15 Temmuzu Türklerce ve Türklük için yapılmadı. Türkiye’deki Kürtler dahil her ırktan ve kavimden kitlelerce, İslami ve Ümmetçi iradelerinin tahakkuku için yapıldı. Bu nedenle 15 Mart sonrası tekrar tavan yapan Türklük vurgusundan ve Milliyetçi söylemlerden hemen vaz geçilip, Türkiyelilik ve Ümmet vurgusu öne çıkarılmalıdır.

Bayrak ve İstiklal Marşı tıpkı 1920’lerde olduğu gibi sadece Türklerin değil, Türküyle, Kürdüyle, Çerkeziyle tüm Türkiye halkının ve Ümmetin sembolü haline getirilmeli, Türklük ve vatan vurgusu terkedilip, Türkiyelilik ve Ümmet vurgusu ön plana çıkartılmalıdır.

Ordu Mensupları Mustafa Kemalin Değil, Halkın Askerleri Olmalı

Ordu bu güne değin halkın değil, batının taşeronu Kemalist rejimin halka karşı konumlandırılmış rejim ordusu idi ve geldiği noktada içler acısı durumu ortadadır. Bir kısmı darbe yapmaya yeltenmiş, diğer kısmı ise ona engel olmak için elini bile kaldıramamış, orduyu yine halk kurtarmıştır.

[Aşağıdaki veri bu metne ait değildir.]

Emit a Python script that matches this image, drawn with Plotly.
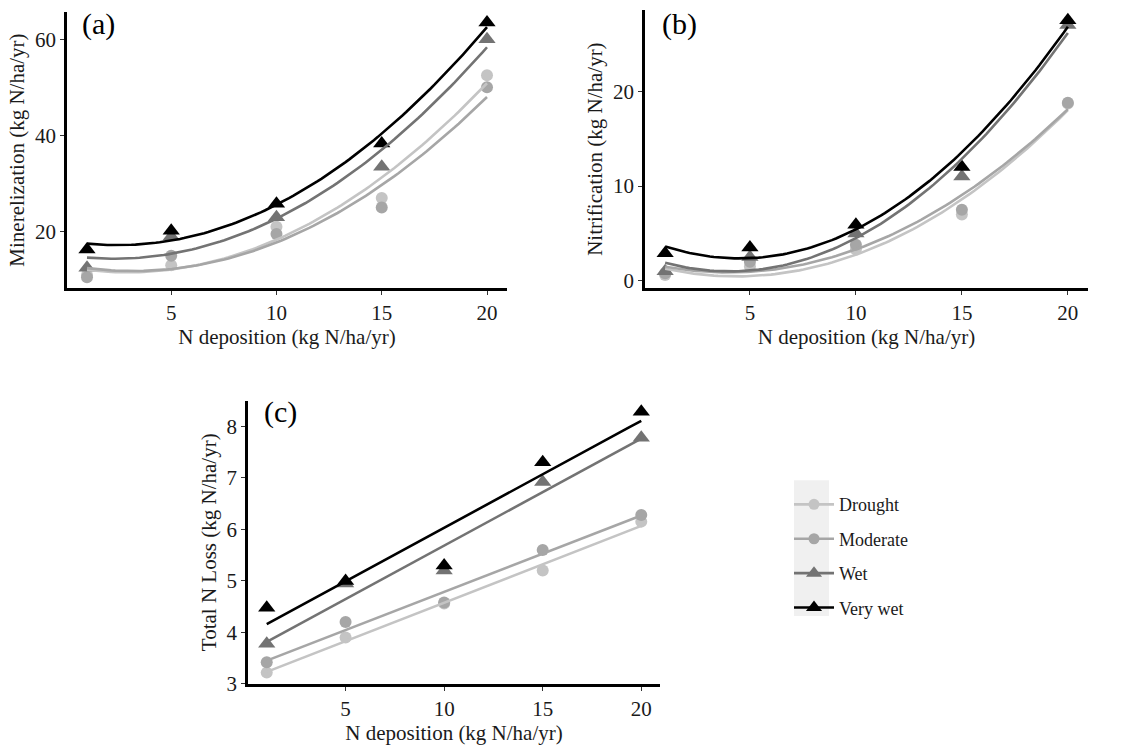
import numpy as np
import plotly.graph_objects as go

# ---------------- data ----------------
n_dep = [1, 5, 10, 15, 20]
groups = ["Drought", "Moderate", "Wet", "Very wet"]

miner = {
    "Drought":  [11.0, 13.0, 21.0, 27.0, 52.5],
    "Moderate": [10.5, 15.0, 19.5, 25.0, 50.0],
    "Wet":      [12.5, 19.0, 23.0, 33.5, 60.0],
    "Very wet": [16.3, 20.2, 25.8, 38.3, 63.5],
}
nitri = {
    "Drought":  [0.6, 1.5, 3.3, 7.0, 18.7],
    "Moderate": [0.8, 2.0, 3.8, 7.5, 18.8],
    "Wet":      [1.0, 2.5, 5.0, 11.0, 27.0],
    "Very wet": [2.9, 3.5, 5.9, 12.0, 27.5],
}
nloss = {
    "Drought":  [3.22, 3.90, 4.56, 5.20, 6.15],
    "Moderate": [3.42, 4.20, 4.58, 5.60, 6.28],
    "Wet":      [3.78, 4.95, 5.20, 6.92, 7.78],
    "Very wet": [4.48, 5.00, 5.30, 7.30, 8.28],
}
y_titles = ["Minerelization (kg N/ha/yr)", "Nitrification (kg N/ha/yr)", "Total N Loss (kg N/ha/yr)"]
x_title = "N deposition (kg N/ha/yr)"
panel_labels = ["(a)", "(b)", "(c)"]
x_ticks = [5, 10, 15, 20]
y_ticks = [[20, 40, 60], [0, 10, 20], [3, 4, 5, 6, 7, 8]]

# ---------------- styles ----------------
colors = {"Drought": "#c4c4c4", "Moderate": "#a6a6a6", "Wet": "#737373", "Very wet": "#000000"}
symbols = {"Drought": "circle", "Moderate": "circle", "Wet": "triangle-up", "Very wet": "triangle-up"}
msize = {"Drought": 12, "Moderate": 12, "Wet": 15, "Very wet": 15}
FONT = "Liberation Serif"
W, H = 1122, 755

def px_x(p):
    return p / W

def px_y(p):
    return 1 - p / H

fig = go.Figure()
datasets = [(miner, 2), (nitri, 2), (nloss, 1)]
xfit = np.linspace(1, 20, 100)
for i, (ds, deg) in enumerate(datasets):
    ax = "" if i == 0 else str(i + 1)
    for g in groups:
        fig.add_trace(go.Scatter(
            x=n_dep, y=ds[g], mode="markers", xaxis="x" + ax, yaxis="y" + ax,
            marker=dict(symbol=symbols[g], size=msize[g], color=colors[g], line=dict(width=0)),
            showlegend=False, hoverinfo="skip"))
    for g in groups:
        coef = np.polyfit(n_dep, ds[g], deg)
        fig.add_trace(go.Scatter(
            x=xfit, y=np.polyval(coef, xfit), mode="lines", xaxis="x" + ax, yaxis="y" + ax,
            line=dict(color=colors[g], width=2.6), showlegend=False, hoverinfo="skip"))

# legend entries
for k, g in enumerate(groups):
    fig.add_trace(go.Scatter(
        x=[None], y=[None], mode="lines+markers", name=g, legendgroup=g,
        xaxis="x3", yaxis="y3",
        marker=dict(symbol=symbols[g], size=msize[g] - 1, color=colors[g]),
        line=dict(color=colors[g], width=2.6)))

x_domains = [(67, 507), (645, 1088), (248, 660)]
y_domains = [(12, 293), (10, 293), (407, 695)]
y_ranges = [(8.2, 65.7), (-0.8, 28.6), (3.0, 8.5)]

axis_common = dict(
    showline=True, linecolor="black", linewidth=2.6, showgrid=False, zeroline=False,
    ticks="outside", ticklen=4, tickwidth=1, tickcolor="#333333",
    tickfont=dict(family=FONT, size=21, color="#1a1a1a"),
)
layout = {}
for i in range(3):
    ax = "" if i == 0 else str(i + 1)
    xd = x_domains[i]
    yd = y_domains[i]
    layout["xaxis" + ax] = dict(
        axis_common, domain=[px_x(xd[0]), px_x(xd[1])], range=[0.05, 20.95],
        tickvals=x_ticks, anchor="y" + ax,
        title=dict(text=x_title, font=dict(family=FONT, size=21, color="#1a1a1a"), standoff=3))
    layout["yaxis" + ax] = dict(
        axis_common, domain=[px_y(yd[1]), px_y(yd[0])], range=list(y_ranges[i]),
        tickvals=y_ticks[i], anchor="x" + ax,
        title=dict(text=y_titles[i], font=dict(family=FONT, size=21, color="#1a1a1a"), standoff=5))

annotations = []
label_pos = [(80, 24), (660, 24), (262, 419)]
for i, lab in enumerate(panel_labels):
    annotations.append(dict(
        text=lab, x=px_x(label_pos[i][0]), y=px_y(label_pos[i][1]), xref="paper", yref="paper",
        xanchor="left", yanchor="middle", showarrow=False,
        font=dict(family=FONT, size=30, color="black")))

fig.update_layout(
    **layout,
    width=W, height=H, margin=dict(l=0, r=0, t=0, b=0),
    paper_bgcolor="white", plot_bgcolor="white",
    annotations=annotations,
    shapes=[dict(type="rect", xref="paper", yref="paper",
                 x0=px_x(794), x1=px_x(829), y0=px_y(626), y1=px_y(488),
                 fillcolor="#f0f0f0", line=dict(width=0), layer="below")],
    legend=dict(x=px_x(789), y=px_y(494), xanchor="left", yanchor="top",
                bgcolor="rgba(0,0,0,0)", borderwidth=0, itemwidth=40,
                tracegroupgap=8,
                font=dict(family=FONT, size=18, color="#1a1a1a")),
)
fig.write_html("out.html")
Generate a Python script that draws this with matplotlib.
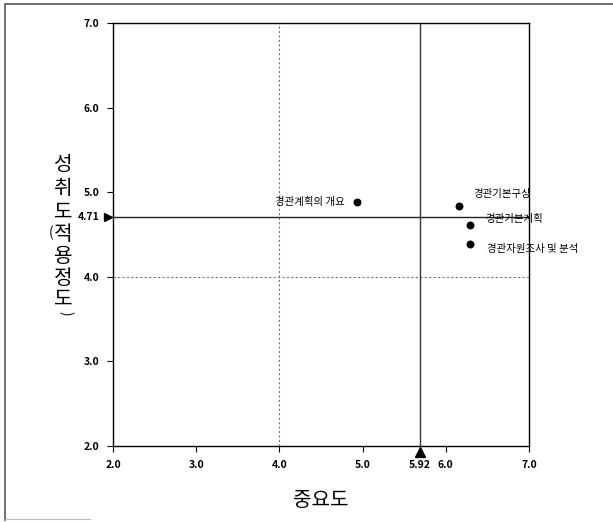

İçi boş kahramanlık söylemlerinin boşluğu, 15 Temmuz gecesi ortaya çıktı, yiğit er meydanında belli oldu. Gerçek yiğitlerin gerek halk içinde ve gerekse polis ve ordu içindeki mütedeyyin kişilerden çıktığı ayan beyan ortaya çıktı o gece. Bol yıldızlı üniformalar içinde aslan gibi kükreyenlerin, bu direniş karşısında nasıl süt dökmüş kedilere döndüğü de, basına yansıyan görüntülerden bile rahatça anlaşıldı. Kağıttan kaplanlar yırtıldı, arkasından gerçek kaplanlar çıktı.

Ordu’da Darbeci Zihniyette Er Bile Barındırılmamalı

15 Temmuzda, iradesini Fetö ve Kemalist vesayet için gasbetmeye yeltenen ordu mensupları halkımızca alaşağı edilip zelil hale getirilmiş, bu girişime karşı çıkan ve halkın iradesine boyun eğdiğini ve bu iradenin emrinde olduğunu deklare eden Genelkurmay Başkanı ise Yenikapı mitinginde alkışlanmak suretiyle, orduya çok ince bir mesaj verilmiştir halkımızca. 

Ordu mensupları bu mesajı iyi almalı, ordu halkın ordusu, askerler halkın askerleri olmalı; ordu rejim ordusu olmaktan, askerlerde Mustafa Kemal’in askerleri olmaktan vaz geçmeli ve vaz geçirilmeli, vazgeçmemekte direnenler süratle tasfiye edilmelidirler.

Şu süreçte bu yönde alınan kararlar ve uygulamalar çok olumlu olmakla, beraber yeterli değildir. Bu husus anayasa, yasalar ve mevzuatta açıkça tanımlanmalı, askeri eğitimin her kademesindeki ders içerikleri ve eğitim buna göre şekillendirilmeli, ordu bu esasa göre yeni baştan dizayn ve inşaa edilmeli, ancak bu esasları sindirdiğini pratik olarak ortaya koyan ordu mensupları üst rütbelere terfi ettirilmelidir.

Değil Kemalizm yada Fetö adına, velev ki İslamcılık adına bile olsa; değil darbe yapmayı savunmak, darbeci güdüler ve gizli ajandaları olan hiçbir kimse orduda er olarak bile olarak kalmamalıdır.

Eğer Ordu Peygamber Ocağı İse…

Ordunun peygamber ocağı olduğu şeklindeki söylem bize değil, bizzat mevcut Genelkurmay başkanına aittir. Eğer bu iddia samimi ise, bu durumda gereği yerine getirilmeli, ordu gerçekten peygamber ocağı olmalıdır.

Düne kadar başörtülü olarak ordu kurumlarına girilemeyen, halen her düzeydeki çalışanı başörtülü olarak çalışamayan bir kurum hangi peygamberin ocağıdır anlamak mümkün değildir. Bu konuda yeni yapılan ve çok çok geç kalan askeri alanlara başörtülü girilebilmesi serbestisi olumlu ise de, yeterli değildir. Acilen her düzeydeki sivil veya üniformalı tüm ordu mensuplarına başörtülü çalışabilme izni de verilmelidir.

Ordu eğer peygamber ocağı olduğu yönündeki iddiasında samimi ise, bunu ispatlamasının yolu, ordunun Peygamberimizin getirdiği Kur’anı ve onun gerçek sünnetini, her mensubuna ve kurumsal kimliğine içselleştirmesi ile olur. Eğer bu yapılmayacaksa, bu tür gayri samimi argümanlar kullanılmamalıdır.